Nereden mi öğrendik?
Arayan arayanaydı çünkü…
Arayanların tümü de “Ne nefes alması? 2016 yılında adeta nefesimiz kesildi” diyordu…
Elbette Ekrem Birsen gibi düşünen ve 2016 yılında esnafın rahat bir nefes aldığına hak verenler vardır.
Ancak…
Söz konusu açıklamayla ilgili dün bize ulaşanlar aynı görüşte kesinlikle değildi…
***
Yaşadığımız travma…
Bir yılda 33 bombalı ve silahlı saldırı…
Bu saldırılarda verilen 750 şehit.
550 nin üzerinde sivil kayıp.
1660 yaralı…
Kabus gibi geçen koca bir yıl.
Gelinen süreçte yaşanan büyük bir travma.
“Kalabalık yerlerde gezmemeliyim.
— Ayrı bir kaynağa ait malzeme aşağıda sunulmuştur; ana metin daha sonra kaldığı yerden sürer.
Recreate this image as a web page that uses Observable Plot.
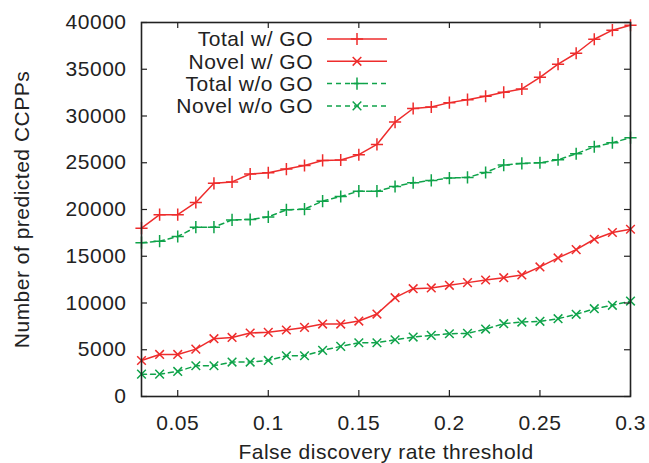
<!DOCTYPE html>
<html>
<head>
<meta charset="utf-8">
<script src="https://cdn.jsdelivr.net/npm/d3@7"></script>
<script src="https://cdn.jsdelivr.net/npm/@observablehq/plot@0.6"></script>
<style>
  html, body { margin: 0; padding: 0; background: #fff; }
  svg { font-family: "Liberation Sans", Arial, sans-serif; }
</style>
</head>
<body>
<div id="chart"></div>
<script>
const fdr = [0.03,0.04,0.05,0.06,0.07,0.08,0.09,0.10,0.11,0.12,0.13,0.14,0.15,0.16,0.17,0.18,0.19,0.20,0.21,0.22,0.23,0.24,0.25,0.26,0.27,0.28,0.29,0.30];
const totalWithGO = [18000,19450,19450,20750,22800,22950,23800,23930,24320,24710,25250,25290,25860,26960,29350,30800,30960,31430,31750,32110,32540,32890,34140,35540,36710,38210,39180,39710];
const novelWithGO = [3850,4500,4500,5070,6180,6320,6790,6860,7110,7390,7750,7750,8070,8820,10570,11530,11610,11890,12180,12460,12710,13000,13860,14820,15710,16820,17540,17890];
const totalWithoutGO = [16450,16610,17110,18110,18110,18890,18930,19210,19960,20040,20890,21390,21960,21960,22460,22860,23110,23360,23430,23960,24750,24930,25000,25320,25960,26710,27140,27680];
const novelWithoutGO = [2390,2390,2680,3290,3290,3680,3680,3860,4360,4360,4930,5360,5750,5750,6070,6360,6540,6710,6750,7210,7790,7960,8040,8320,8790,9390,9750,10210];

const seriesNames = ["Total w/ GO", "Novel w/ GO", "Total w/o GO", "Novel w/o GO"];
const xTicks = [0.05, 0.1, 0.15, 0.2, 0.25, 0.3];
const xTickLabels = ["0.05", "0.1", "0.15", "0.2", "0.25", "0.3"];
const yTicks = [0,5000,10000,15000,20000,25000,30000,35000,40000];
const xLabel = "False discovery rate threshold";
const yLabel = "Number of predicted CCPPs";

const RED = "#ee2c2c";
const GREEN = "#0fa34a";
const styles = [
  {color: RED, dash: null, symbol: "plus"},
  {color: RED, dash: null, symbol: "times"},
  {color: GREEN, dash: "5,4", symbol: "plus"},
  {color: GREEN, dash: "5,4", symbol: "times"}
];
const valuesList = [totalWithGO, novelWithGO, totalWithoutGO, novelWithoutGO];
const tables = valuesList.map((vals, i) => fdr.map((x, j) => ({x, y: vals[j], series: seriesNames[i]})));

const W = 649, H = 463;
const mL = 141, mR = 19, mT = 22, mB = 67;
const innerW = W - mL - mR, innerH = H - mT - mB;
const TICK = 6;
const FS = 21;
const LS = "0.5px";

const marks = [];
tables.forEach((t, i) => {
  const s = styles[i];
  marks.push(Plot.line(t, {x: "x", y: "y", stroke: s.color, strokeWidth: 1.5, strokeDasharray: s.dash}));
  marks.push(Plot.dot(t, {x: "x", y: "y", stroke: s.color, symbol: () => s.symbol, r: 4, strokeWidth: 1.5}));
});

// inward ticks on all four sides
marks.push(Plot.ruleX(xTicks, {x: d => d, insetTop: innerH - TICK, stroke: "#222", strokeWidth: 1.2}));
marks.push(Plot.ruleX(xTicks, {x: d => d, insetBottom: innerH - TICK, stroke: "#222", strokeWidth: 1.2}));
marks.push(Plot.ruleY(yTicks, {y: d => d, insetRight: innerW - TICK, stroke: "#222", strokeWidth: 1.2}));
marks.push(Plot.ruleY(yTicks, {y: d => d, insetLeft: innerW - TICK, stroke: "#222", strokeWidth: 1.2}));
marks.push(Plot.frame({stroke: "#222", strokeWidth: 1.6}));

marks.push(Plot.axisX(xTicks, {tickSize: 0, tickPadding: 19, tickFormat: (d, i) => xTickLabels[i], label: null, fontSize: FS}));
marks.push(Plot.axisY(yTicks, {tickSize: 0, tickPadding: 15, tickFormat: d => String(d), label: null, fontSize: FS}));
marks.push(Plot.text([xLabel], {text: d => d, frameAnchor: "bottom", textAnchor: "middle", dy: 62, fontSize: FS, fill: "#222"}));
marks.push(Plot.text([yLabel], {text: d => d, frameAnchor: "left", textAnchor: "middle", dx: -119, rotate: -90, fontSize: FS, fill: "#222"}));

const chart = Plot.plot({
  width: W, height: H,
  marginLeft: mL, marginRight: mR, marginTop: mT, marginBottom: mB,
  x: {domain: [0.03, 0.3]},
  y: {domain: [0, 40000]},
  style: {fontFamily: "'Liberation Sans', Arial, sans-serif", fontSize: FS + "px", color: "#222", background: "#fff", letterSpacing: LS},
  marks
});
document.getElementById("chart").appendChild(chart);

// legend (inside plot, top-left)
const svg = d3.select(chart);
const lg = svg.append("g").attr("class", "legend");
seriesNames.forEach((name, i) => {
  const s = styles[i];
  const cy = 39 + i * 22.3;
  lg.append("text").attr("x", 313).attr("y", cy).attr("dy", "0.35em").attr("text-anchor", "end")
    .attr("font-size", FS).attr("letter-spacing", LS).attr("fill", "#222").text(name);
  lg.append("line").attr("x1", 327).attr("x2", 387).attr("y1", cy).attr("y2", cy)
    .attr("stroke", s.color).attr("stroke-width", 1.5).attr("stroke-dasharray", s.dash);
  const sym = s.symbol === "plus" ? d3.symbolPlus : d3.symbolTimes;
  lg.append("path").attr("transform", `translate(357,${cy})`).attr("d", d3.symbol(sym, Math.PI * 16)())
    .attr("fill", "none").attr("stroke", s.color).attr("stroke-width", 1.5);
});
</script>
</body>
</html>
Maazallah bomba falan patlar”
“İnsanların yoğun olduğu bölgelerden geçmeyeyim. Maazallah bir silahlı saldırı olur”
“Sokağa çıkmayayım. Maazallah bir terör saldırısına kurban gidebilirim”
“İnternette paylaşım falan yapmayayım. Maazallah kendimi hapiste bulabilirim”
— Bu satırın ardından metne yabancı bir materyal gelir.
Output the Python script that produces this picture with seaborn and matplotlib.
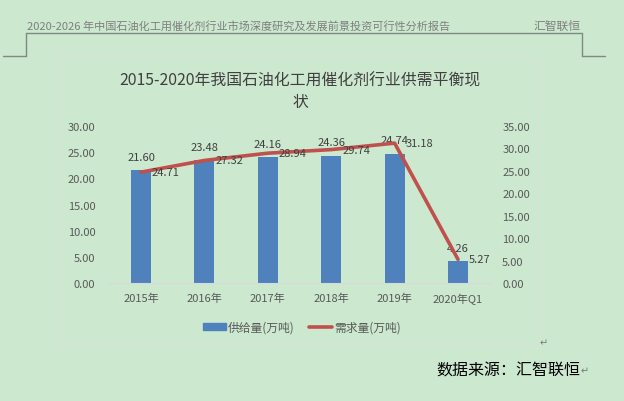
import matplotlib
matplotlib.use("Agg")
import matplotlib.pyplot as plt
import matplotlib.patches as mpatches
from matplotlib.lines import Line2D
import seaborn as sns
import pandas as pd

# data
categories = ['2015年', '2016年', '2017年', '2018年', '2019年', '2020年Q1']
supply = [21.60, 23.48, 24.16, 24.36, 24.74, 4.26]
demand = [24.71, 27.32, 28.94, 29.74, 31.18, 5.27]
left_ticks = [0, 5, 10, 15, 20, 25, 30]
right_ticks = [0, 5, 10, 15, 20, 25, 30, 35]

BG = '#cce8cf'
BLUE = '#4f81bd'
RED = '#c0504d'
GREY = '#595959'

sns.set_theme(style="white", rc={"axes.facecolor": BG, "figure.facecolor": BG})
plt.rcParams['font.family'] = ['Noto Sans CJK SC', 'DejaVu Sans']

W, H = 624, 402
fig = plt.figure(figsize=(W / 100, H / 100), dpi=100)


def fx(x):
    return x / W


def fy(y):
    return 1 - y / H


# page header
fig.text(fx(27), fy(26), '2020-2026 年中国石油化工用催化剂行业市场深度研究及发展前景投资可行性分析报告',
         fontsize=8, color='#7f7f7f', va='center', ha='left')
fig.text(fx(580), fy(26), '汇智联恒', fontsize=8.5, color='#7f7f7f', va='center', ha='right')
hdr = dict(color='#7f8a80', lw=1)
fig.add_artist(Line2D([fx(26), fx(582)], [fy(34), fy(34)], **hdr))
fig.add_artist(Line2D([fx(26), fx(26)], [fy(34), fy(57)], **hdr))
fig.add_artist(Line2D([fx(3), fx(26)], [fy(57), fy(57)], **hdr))
fig.add_artist(Line2D([fx(582), fx(582)], [fy(34), fy(57)], **hdr))
fig.add_artist(Line2D([fx(582), fx(605)], [fy(57), fy(57)], **hdr))

# chart area frame
fig.add_artist(mpatches.Rectangle((fx(59), fy(347)), fx(539) - fx(59), fy(59) - fy(347),
                                  transform=fig.transFigure, facecolor=BG,
                                  edgecolor='#d5e2d6', lw=1.2, zorder=0))

fig.text(fx(300), fy(81), '2015-2020年我国石油化工用催化剂行业供需平衡现',
         fontsize=11.4, color='#404040', ha='center', va='center')
fig.text(fx(300), fy(102), '状', fontsize=11.4, color='#404040', ha='center', va='center')

ax = fig.add_axes([fx(109.3), fy(284), (489.7 - 109.3) / W, 157 / H])
df = pd.DataFrame({'year': categories, 'supply': supply, 'demand': demand})
sns.barplot(data=df, x='year', y='supply', color=BLUE, width=0.315, saturation=1,
            linewidth=0, ax=ax)
ax.set_ylim(0, 30)
ax.set_xlim(-0.5, len(categories) - 0.5)
ax.set_yticks(left_ticks)
ax.set_yticklabels([f'{t:.2f}' for t in left_ticks])
ax.set_xlabel('')
ax.set_ylabel('')
ax.tick_params(axis='both', length=0, labelsize=8, labelcolor=GREY)
ax.tick_params(axis='y', pad=10)
ax.tick_params(axis='x', pad=7)
for s in ['top', 'left', 'right']:
    ax.spines[s].set_visible(False)
ax.spines['bottom'].set_color('#d9d9d9')
ax.spines['bottom'].set_linewidth(0.8)

for i, v in enumerate(supply):
    ax.annotate(f'{v:.2f}', (i, v), xytext=(0, 9.4), textcoords='offset points',
                ha='center', va='center', fontsize=8, color='#404040')

ax2 = ax.twinx()
sns.lineplot(data=df, x='year', y='demand', color=RED, linewidth=2.6, sort=False, ax=ax2)
ax2.set_ylim(0, 35)
ax2.set_yticks(right_ticks)
ax2.set_yticklabels([f'{t:.2f}' for t in right_ticks])
ax2.set_ylabel('')
ax2.tick_params(axis='y', length=0, labelsize=8, labelcolor=GREY, pad=9)
for s in ['top', 'left', 'right', 'bottom']:
    ax2.spines[s].set_visible(False)

for i, v in enumerate(demand):
    ax2.annotate(f'{v:.2f}', (i, v), xytext=(7.9, 0), textcoords='offset points',
                 ha='left', va='center', fontsize=8, color='#404040')

handles = [mpatches.Patch(color=BLUE, label='供给量(万吨)'),
           Line2D([0], [0], color=RED, lw=2.6, label='需求量(万吨)')]
fig.legend(handles=handles, loc='center', bbox_to_anchor=(fx(302), fy(328)), ncol=2,
           frameon=False, fontsize=8.5, labelcolor=GREY, handlelength=1.9, handleheight=0.6,
           handletextpad=0.2, columnspacing=1.2)

fig.text(fx(580), fy(371), '数据来源：汇智联恒', fontsize=11.5, color='black', ha='right', va='center')
fig.text(fx(581), fy(371), '↵', fontsize=7, color='#7a7a7a', ha='left', va='center')
fig.text(fx(540), fy(343), '↵', fontsize=7, color='#7a7a7a', ha='left', va='center')

fig.savefig('out.png', dpi=100, facecolor=BG)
“Televizyon seyretmeyeyim. çünkü moralim bozuluyor”
“Gazete okumayayım. çünkü ruhum daralıyor”
Tam bir psikolojik açmaz yaşanılanlar.
Tasada ve kıvançta birlikte olamadığımız müddetçe bu süreç çok zor geçecek galiba…
***
Eskişehir sokaklarında yeni yılı Suriyeliler kutladı…
Her yılbaşı gecesini Kanatlı Alışveriş Merkezi önünde geçiren bir dostumuz aradı.
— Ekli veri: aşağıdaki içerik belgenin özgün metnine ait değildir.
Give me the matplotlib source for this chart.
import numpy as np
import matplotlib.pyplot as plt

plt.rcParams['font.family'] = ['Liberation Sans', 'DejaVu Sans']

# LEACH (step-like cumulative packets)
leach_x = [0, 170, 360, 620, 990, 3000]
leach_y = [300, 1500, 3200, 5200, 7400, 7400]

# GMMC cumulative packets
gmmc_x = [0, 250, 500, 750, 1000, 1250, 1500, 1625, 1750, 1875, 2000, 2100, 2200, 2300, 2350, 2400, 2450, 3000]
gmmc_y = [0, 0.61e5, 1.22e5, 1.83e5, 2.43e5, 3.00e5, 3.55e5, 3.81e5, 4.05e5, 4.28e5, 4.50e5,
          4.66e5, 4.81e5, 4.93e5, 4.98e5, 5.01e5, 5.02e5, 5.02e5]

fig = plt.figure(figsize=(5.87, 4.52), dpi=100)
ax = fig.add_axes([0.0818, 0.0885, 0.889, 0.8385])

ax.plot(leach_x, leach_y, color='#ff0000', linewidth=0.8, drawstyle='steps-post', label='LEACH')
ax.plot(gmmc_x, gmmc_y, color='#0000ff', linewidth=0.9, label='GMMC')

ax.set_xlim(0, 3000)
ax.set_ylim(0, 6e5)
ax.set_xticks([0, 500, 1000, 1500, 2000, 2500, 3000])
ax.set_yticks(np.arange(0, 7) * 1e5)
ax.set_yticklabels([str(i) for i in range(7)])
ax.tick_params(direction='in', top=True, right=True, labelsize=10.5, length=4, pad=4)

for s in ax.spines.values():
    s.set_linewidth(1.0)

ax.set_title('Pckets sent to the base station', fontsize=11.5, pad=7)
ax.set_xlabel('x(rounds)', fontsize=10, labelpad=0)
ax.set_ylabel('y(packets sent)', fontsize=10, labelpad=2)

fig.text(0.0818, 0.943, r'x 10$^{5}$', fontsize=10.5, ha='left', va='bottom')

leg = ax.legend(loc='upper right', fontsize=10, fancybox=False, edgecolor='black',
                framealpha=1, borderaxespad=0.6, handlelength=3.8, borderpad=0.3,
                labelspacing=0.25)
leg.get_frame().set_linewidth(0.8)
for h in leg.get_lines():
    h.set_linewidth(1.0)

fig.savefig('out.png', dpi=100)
-“birkaç yıldır yeni yıla orada giriyorum. çok eğlenceli oluyor” diyen dostumuzun bu yılbaşında dikkatini iki şey çekmiş.
1-Bu defaki katılım, öncekilere göre çok azmış.
2-Var olan katılımcıların da neredeyse yüzde 70’i Suriyeliymiş.
Dostumuz…
-“Belli ki bu yılbaşı kutlamaları için insanlar evlerinden çıkmaya ve yeni yılı sokakta geçirmeye korktu” dedi önce.,..
Ardından da…
-“İnsanlar sokağa çıkmaya korkunca, sokaklar da Suriyelilere kaldı. Yeni yıla bizim yerimize onlar girdi” yorumunda bulundu.
Biraz da gülmek lazım
Amerika’da zencinin biri, pasaportunu kaybetmiş. Aksilik işte o gün de mutlaka Türkiye’ye uçması gerekiyormuş. "Ne yapıcam" diye düşünürken yolda bir pasaport bulmuş. Hemen almış yerden, bir de bakmış Leanardo Di Caprio’nun pasaportu. "Napalım" deyip şansını denemeye karar vermiş. Leonardo’nun fotoğrafını çıkartıp kendi fotoğrafını yapıştırmış. Uçmuş Türkiye’ye. Havalimanında görevli gümrük memuru Temel’in karşısına geçmiş. Temel, pasaportu almış adamın ismine bakmış, “Leonardo Di Caprio” yazıyor, fotoğrafa bakmış bir zenci, adama bakmış aynı zenci. Birkaç şaşkın bakıştan sonra öbür masada oturan Dursun’a seslenmiş:
- Ula Dursun, Titanik batmış mıydı, yanmış mıydı?